Recuerdo Ibiza y los Levantes. Y el recuerdo me asalta el alma. La culpa –sin quererlo- es de gente que me cuenta sobre viajes y estancias en tierras levantinas. El otro día zanganeaba sobre las fotos de hace cuatro años. Las repasaba. Mentalmente volvía a los sitios, a los lugares. Volví a la cala y a la puesta de sol. Ibiza supongo que tuvo su momento. Ahora ya no es el que le corresponde. El recuerdo magnifica las cosas y las hace demasiado perfectas.
Me hago mayor y eso se nota. Tiene un determinado peso. Pienso en Benirrás y en lo vivido. El diorama se echa de menos. Lo vivido es imposible, puesto que ya forma parte de uno mismo. El Mediterráneo es un espejo azul tan ansiado y necesario como fugaz.

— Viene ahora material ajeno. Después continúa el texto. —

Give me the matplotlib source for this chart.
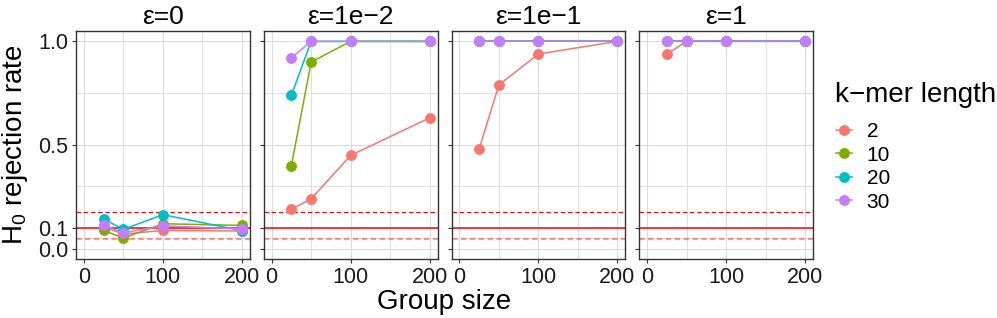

Echo de menos las tardes, las puestas de sol. El color extraño y vívido de las cosas. El olor del aire. El olor de las piedras calientes por el sol. Las risas, las playas, los tambores en la playa de Benirrás los domingos por la tarde. La arena que no es arena.
¿Y qué más? Me pregunto. Ni idea, pienso. Lo decía el otro día y lo repito. Soy un barco varado. No sé que puedo o qué debo echar de menos. A fin de cuentas, soy un marinero. Un marinero que vive en una ciudad sin mar.
Ibiza asalta el alma. Pero no sé si la echo de menos. Probablemente ya no. Quizá es que ya ni siquiera echo de menos el mar. O quizá es que nunca estuve realmente allí. Al menos este que soy ahora nunca estuvo allí.